Axiom 2 separates into:
2a.    forall s,v  Carrying(Result(pickup),s)  => Carrying(s) or (Loc(v,s) and Water(v,s))
2b.    forall s,v  Carrying(s) or (Loc(v,s) and Water(v,s)) => Carrying(Result(pickup),s)
As we will not need 2a, only doing 2b below, which becomes:
forall s,v  (not Carrying(s) and (not Loc(v,s) or not Water(v,s))) or Carrying(Result(pickup),s)
Removing quantifiers and distributing, we get:
2b1.   not Carrying(s) or Carrying(Result(pickup),s)
2b2.   not Loc(v,s) or not Water(v,s) or Carrying(Result(pickup),s)
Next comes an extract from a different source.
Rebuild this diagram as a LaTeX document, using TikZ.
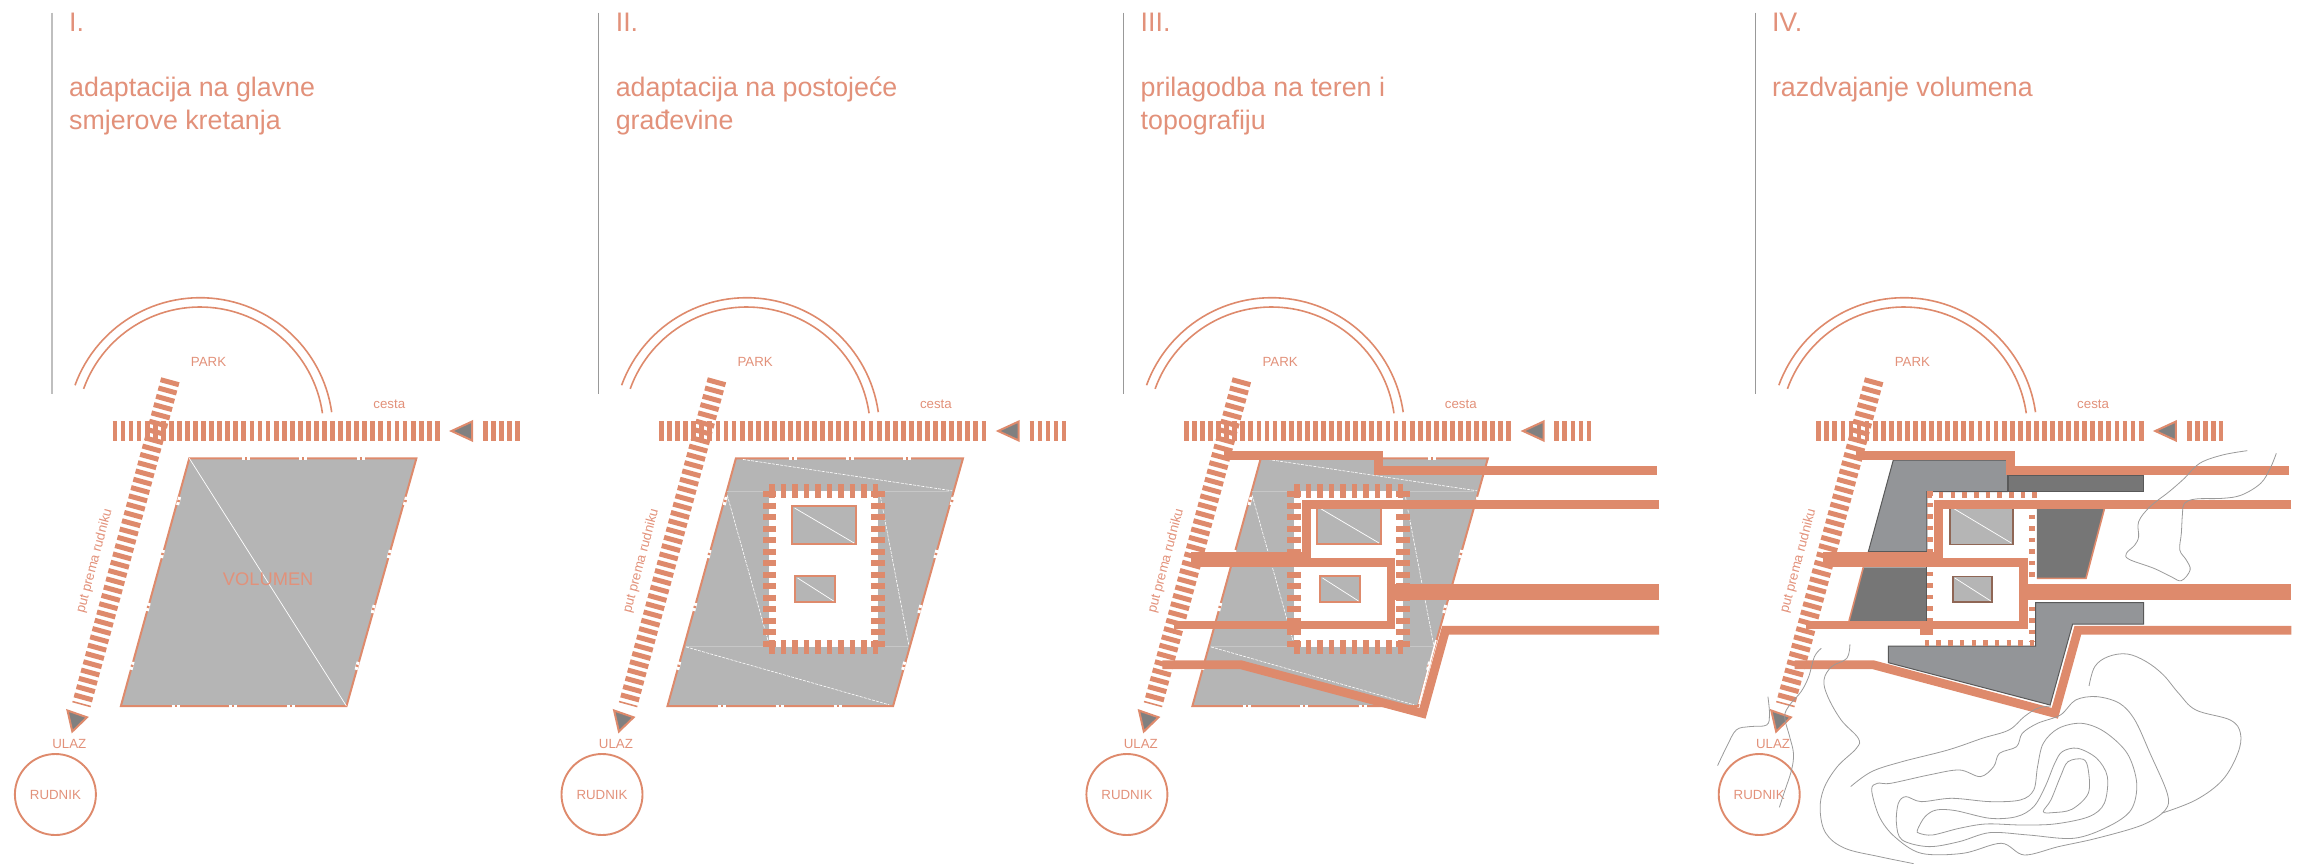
\documentclass[tikz,border=0pt]{standalone}
\usepackage{fontspec}
\setmainfont{Liberation Sans}
\definecolor{sal}{HTML}{DE8A6C}
\definecolor{saltx}{HTML}{E2917A}
\definecolor{gfill}{HTML}{B5B5B5}
\definecolor{gdark}{HTML}{767676}
\definecolor{gmid}{HTML}{939598}
\definecolor{gtip}{HTML}{808080}
\definecolor{gbrd}{HTML}{8F6655}
\definecolor{cont}{HTML}{9A9A9A}
\tikzset{
  ttl/.style={anchor=base west,align=left,text=saltx,font=\fontsize{26.8}{33}\selectfont,inner sep=0pt},
  lbl/.style={text=saltx,font=\fontsize{13.3}{15}\selectfont,inner sep=0pt},
  roadh/.style={sal,line width=20.5pt,dash pattern=on 4.8pt off 3.26pt},
  roadd/.style={sal,line width=19pt,dash pattern=on 5pt off 3.6pt},
  tip/.style={fill=gtip,draw=sal,line width=2pt,line join=miter},
  arcl/.style={sal,line width=1.6pt},
  vlnA/.style={draw=black!25,line width=1.6pt},
  vln/.style={draw=black!40,line width=.9pt},
  plane/.style={fill=gfill,draw=sal,line width=2pt,line join=miter},
  gap/.style={white,line width=3pt},
  pip/.style={sal,line width=2.6pt},
  wdash/.style={white,line width=.6pt,dash pattern=on 3pt off 1.2pt},
  faint/.style={black!22,line width=.7pt},
  ringw/.style={sal,line width=13.5pt,dash pattern=on 6pt off 5.5pt},
  ringt/.style={sal,line width=14pt,dash pattern=on 5.3pt off 6.2pt},
  ringn/.style={sal,line width=6pt,dash pattern=on 4.5pt off 7pt},
  roomA/.style={fill=gfill,draw=sal,line width=2pt},
  roomB/.style={fill=gfill,draw=gbrd,line width=1.6pt},
  wl/.style={white,line width=.7pt},
  tw/.style={sal,line join=miter},
  vmass/.style={fill=gmid,draw=black!65,line width=1pt,line join=miter},
  dmass/.style={fill=gdark},
  hill/.style={cont,line width=.8pt},
}
% common site: suffix
\newcommand{\sitebase}[1]{%
  \draw[arcl] plot[domain=8:160,samples=60] ({200+133*cos(\x)},{430.7-133*sin(\x)});
  \draw[arcl] plot[domain=8.1:160.2,samples=60] ({200+123.7*cos(\x)},{430.7-123.7*sin(\x)});
  \node[lbl] (park#1) at (208.6,362) {PARK};
  \node[lbl] (cesta#1) at (389.3,404.5) {cesta};
  \node[lbl,rotate=75.1] (put#1) at (94.6,561.3) {put prema rudniku};
  \node[lbl] (ulaz#1) at (69.3,743.9) {ULAZ};
  \draw[roadh] (112.5,431) -- (442.9,431);
  \draw[roadh] (482.9,431) -- (519.5,431);
  \draw[roadd] (170.4,379.8) -- (81.4,704.8);
  \draw[tip] (451.5,431) -- (472.1,421.5) -- (472.1,440.5) -- cycle;
  \draw[tip] (67.5,710.5) -- (87,717.3) -- (72.3,731.5) -- cycle;
  \node[circle,draw=sal,line width=1.9pt,minimum size=81pt,inner sep=0pt,lbl] (rud#1) at (55.4,794.5) {RUDNIK};
}
\newcommand{\siteplane}{%
  \draw[plane] (189.3,458.3) -- (416.4,458.3) -- (346.5,706) -- (120.9,706) -- cycle;
  \foreach \p in {246.4,302.9,360.7}{\draw[gap] (\p-4,458.3) -- (\p+4,458.3);\draw[pip] (\p-1,458.3) -- (\p+1,458.3);}
  \foreach \p in {175.7,232.9,291}{\draw[gap] (\p-4,706) -- (\p+4,706);\draw[pip] (\p-1,706) -- (\p+1,706);}
  \foreach \a/\b in {178.6/501,162.5/554,148.2/607,132.1/665.8,405.4/501,389.3/554,373.2/609,357.1/665.8}
    {\draw[gap] (\a+1,\b-4) -- (\a-1,\b+4);\draw[pip] (\a+.3,\b-1) -- (\a-.3,\b+1);}
}
\newcommand{\planelines}{%
  \draw[faint] (180,491.6) -- (402.5,491.6);
  \draw[faint] (139.8,646.5) -- (361.5,646.5);
  \draw[wdash] (196.2,459.4) -- (405.6,490.8);
  \draw[wdash] (180.7,495.4) -- (222.1,643.1);
  \draw[wdash] (334,497.3) -- (362.2,645);
  \draw[wdash] (139.4,646.9) -- (342.6,704.8);
}
\newcommand{\ringwide}{%
  \fill[white] (222.7,491.2) rectangle (331.4,646.7);
  \draw[ringw] (222.7,491.3) -- (222.7,647);
  \draw[ringw] (331.4,491.3) -- (331.4,647);
  \draw[ringt] (222.75,491.2) -- (331.6,491.2);
  \draw[ringt] (222.75,646.7) -- (331.6,646.7);
}
\newcommand{\roomsA}{%
  \draw[roomA] (245.8,506) rectangle (309.2,544.2);
  \draw[wl] (248,508) -- (307.5,543);
  \draw[roomA] (248.7,576) rectangle (288.4,601.8);
  \draw[wl] (251,578) -- (287,601);
}
\newcommand{\thickroutes}{%
  \draw[tw,line width=9pt] (152,455.5) -- (307,455.5) -- (307,470.3) -- (585.6,470.3);
  \draw[tw,line width=9pt] (587.5,504.5) -- (234.8,504.5) -- (234.8,560);
  \draw[tw,line width=15pt] (119.5,559.2) -- (234,559.2);
  \draw[tw,line width=8.4pt] (228,562.3) -- (319.6,562.3) -- (319.6,625.2) -- (102.3,625.2);
  \draw[tw,line width=16pt] (315.4,592.3) -- (587.5,592.3);
  \draw[tw,line width=8.8pt] (90.8,664.7) -- (169.2,664.7) -- (351,713.3) -- (374,630.3) -- (587.5,630.3);
}
\begin{document}
\begin{tikzpicture}[x=1pt,y=-1pt]
\useasboundingbox (0,0) rectangle (2298,864);

% ---------- I
\begin{scope}
  \draw[vlnA] (52,12.7) -- (52,394);
  \sitebase{a}
  \siteplane
  \draw[wl] (189.3,458.3) -- (346.4,706);
  \node[text=saltx,font=\fontsize{18.3}{20}\selectfont,inner sep=0pt] (vol) at (268.2,579.5) {VOLUMEN};
  \node[ttl] (n1a) at (69,32) {I.};
  \node[ttl] (t1a) at (69,129.5) {adaptacija na glavne\\smjerove kretanja};
\end{scope}

% ---------- II
\begin{scope}[shift={(546.6,0)}]
  \draw[vln] (52,12.7) -- (52,394);
  \sitebase{b}
  \siteplane
  \planelines
  \ringwide
  \roomsA
  \node[ttl] (n1b) at (69,32) {II.};
  \node[ttl] (t1b) at (69,129.5) {adaptacija na postojeće\\građevine};
\end{scope}

% ---------- III
\begin{scope}[shift={(1071.5,0)}]
  \draw[vln] (52,12.7) -- (52,394);
  \sitebase{c}
  \siteplane
  \planelines
  \ringwide
  \roomsA
  \draw[white,line width=1.6pt] (364.5,640) -- (347.5,704);
  \thickroutes
  \node[ttl] (n1c) at (69,32) {III.};
  \node[ttl] (t1c) at (69,129.5) {prilagodba na teren i\\topografiju};
\end{scope}

% ---------- IV
\begin{scope}[shift={(1703.8,0)}]
  \draw[vln] (52,12.7) -- (52,394);
  \sitebase{d}
  \draw[vmass] (189.5,460) -- (303.8,460) -- (303.8,491.7) -- (223,491.7) -- (223,551.7) -- (164.5,551.7) -- cycle;
  \draw[dmass,draw=black!65,line width=.8pt] (304.4,475) rectangle (439.8,491.7);
  \fill[dmass] (333,509) -- (400.5,509) -- (382.2,578.3) -- (333,578.3) -- cycle;
  \draw[sal,line width=1.6pt] (400.5,509) -- (382.2,578.3) -- (333,578.3);
  \fill[dmass] (159.5,567.3) -- (222.8,567.3) -- (222.8,621) -- (145.2,621) -- cycle;
  \draw[sal,line width=1.6pt] (159.5,567.3) -- (145.2,621);
  \draw[black!65,line width=.8pt] (222.8,567.3) -- (222.8,621);
  \draw[vmass] (331.8,602.7) -- (439.8,602.7) -- (439.8,624) -- (368.8,624) -- (346.3,705) -- (184.6,662.7) -- (184.6,646) -- (331.8,646) -- cycle;
  % thin ring
  \draw[ringn] (226.5,491.3) -- (226.5,640);
  \draw[ringn] (328.5,503) -- (328.5,642);
  \draw[sal,line width=6pt,dash pattern=on 4.5pt off 7.17pt] (223.5,494.5) -- (337.5,494.5);
  \draw[sal,line width=6pt,dash pattern=on 4.5pt off 7.17pt] (221,643) -- (331,643);
  \fill[sal] (216.6,629.3) rectangle (228.8,635);
  % rooms
  \draw[roomB] (246.4,506) rectangle (309,544.3);
  \draw[wl] (249,508) -- (307.5,543);
  \draw[roomB] (249,576.3) rectangle (288.3,601.7);
  \draw[wl] (251,578) -- (287,601);
  \thickroutes
  \node[ttl] (n1d) at (68,32) {IV.};
  \node[ttl] (t1d) at (68,96.5) {razdvajanje volumena};
\end{scope}

% contours
\begin{scope}[shift={(1700,400)},x=.3814pt,y=-.3333pt]
  \draw[hill] plot[smooth,tension=.6] coordinates {(1435,152)(1370,165)(1310,190)(1270,235)(1230,275)(1180,320)(1150,365)(1150,410)(1140,435)(1118,460)(1125,478)(1190,505)(1235,530)(1262,542)(1285,510)(1275,480)(1258,450)(1262,400)(1265,340)(1270,310)(1300,297)(1370,295)(1420,285)(1470,250)(1495,205)(1511,160)};
  \draw[hill] plot[smooth,tension=.6] coordinates {(318,745)(300,770)(285,830)(265,875)(235,915)(222,950)(235,1010)(245,1060)(240,1110)(220,1180)(208,1222)};
  \draw[hill] plot[smooth,tension=.6] coordinates {(178,890)(182,940)(175,975)(130,980)(95,990)(70,1040)(46,1097)};
  \draw[hill] plot[smooth,tension=.6] coordinates {(393,733)(385,775)(345,800)(325,840)(335,890)(370,960)(415,1015)(410,1045)(360,1100)(325,1165)(315,1230)(330,1300)(380,1345)(470,1370)(560,1391)};
  \draw[hill] plot[smooth,tension=.6] coordinates {(395,1160)(450,1115)(530,1085)(650,1050)(740,1015)(810,990)(850,950)(885,925)(920,918)};
  \draw[hill] plot[smooth,tension=.6] coordinates {(1020,858)(1035,800)(1070,770)(1120,762)(1170,785)(1215,825)(1255,880)(1300,930)(1390,960)(1417,1000)(1410,1060)(1370,1140)(1300,1200)(1210,1240)};
  \draw[hill] plot[smooth cycle,tension=.55] coordinates {(465,1150)(500,1150)(600,1125)(680,1110)(735,1130)(770,1100)(785,1060)(830,1040)(845,1000)(885,970)(945,945)(985,900)(1040,890)(1100,910)(1140,960)(1180,1060)(1225,1180)(1220,1230)(1160,1275)(1040,1315)(940,1340)(850,1365)(790,1330)(690,1360)(580,1360)(510,1310)(470,1250)(450,1170)};
  \draw[hill] plot[smooth cycle,tension=.55] coordinates {(540,1190)(520,1210)(515,1270)(530,1320)(600,1340)(680,1325)(760,1298)(860,1305)(980,1315)(1070,1280)(1130,1230)(1145,1150)(1120,1060)(1060,995)(1000,970)(940,985)(900,1030)(885,1100)(875,1170)(840,1200)(760,1205)(660,1195)(580,1205)};
  \draw[hill] plot[smooth cycle,tension=.55] coordinates {(570,1290)(590,1250)(620,1230)(670,1232)(760,1255)(830,1250)(875,1220)(905,1160)(930,1090)(950,1055)(990,1045)(1040,1075)(1068,1130)(1060,1210)(1020,1250)(930,1272)(840,1275)(750,1272)(680,1285)(610,1305)(575,1300)};
  \draw[hill] plot[smooth cycle,tension=.55] coordinates {(900,1235)(920,1200)(945,1130)(965,1085)(1005,1078)(1018,1110)(1018,1180)(975,1228)(925,1238)};
\end{scope}
\end{tikzpicture}
\end{document}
Likewise, Axiom 3 separates into (simpler, only 2 CNF clauses):
3a.    not Water(v,Result(drive(e),s) or Water(v,s)
3a.    Water(v,Result(drive(e),s) or not Water(v,s)

Axiom 4 separates into:
4a.    forall s,v  Water(v,Result(pickup),s) => Water(v,s) and not Loc(v,s)
4b.    forall s,v  (Water(v,s) and not Loc(v,s)) => Water(v,Result(pickup),s)

In which 4a after processing distributes into:
4a1.   not Water(v,Result(pickup),s) or Water(v,s)
4a2.   not Water(v,Result(pickup),s) or not Loc(v,s)

And 4b becomes:
4b.    not Water(v,s) or Loc(v,s) or Water(v,Result(pickup),s)

Axiom 5 is also simple:
5a.    not Fire(e,Result(pickup,s) or Fire(e,s)
5b.    Fire(e,Result(pickup,s) or not Fire(e,s)

Axiom 6 becomes:
6a.    Fire(e,Result(drive(e),s)) or Successful(drive(e),s) or not Fire(e,s)
6b1.   not Fire(e,Result(drive(e),s)) or not Successful(drive(e),s)
6b2.   not Fire(e,Result(drive(e),s)) or Fire(e,s)

Axiom 7 separates into:
7a.   e=e1 or  not Fire(e1,s) or Fire(e1,Result(drive(e),s))
7b.   e=e1 or  Fire(e1,s) or not Fire(e1,Result(drive(e),s))

Axiom 8 also initially becomes:
8a.   forall s,e  Successful(drive(e),s) => (AtEdge(e,s) and (Fire(e,s) => Carrying(s)))
8b.   (AtEdge(e,s) and (Fire(e,s) => Carrying(s))) => Successful(drive(e),s)

With 8a separating into:
8a1.  not Successful(drive(e),s) or AtEdge(e,s)
8a2.  not Successful(drive(e),s) or not Fire(e,s) or Carrying(s)

And 8b becomes:
8b1.  not AtEdge(e,s) or Fire(e,s) or Successful(drive(e),s)
8b2.  not AtEdge(e,s) or not Carrying(s) or Successful(drive(e),s)

Axiom 9 is also simple:
9a.   not Loc(v, Result(pickup,s)) or  Loc(v,s)
9b.   Loc(v, Result(pickup,s)) or not  Loc(v,s)

As is axiom 10:
10.   not Loc(v,s) or Successful(drive(e),s) or Loc(v,Result(drive(e),s))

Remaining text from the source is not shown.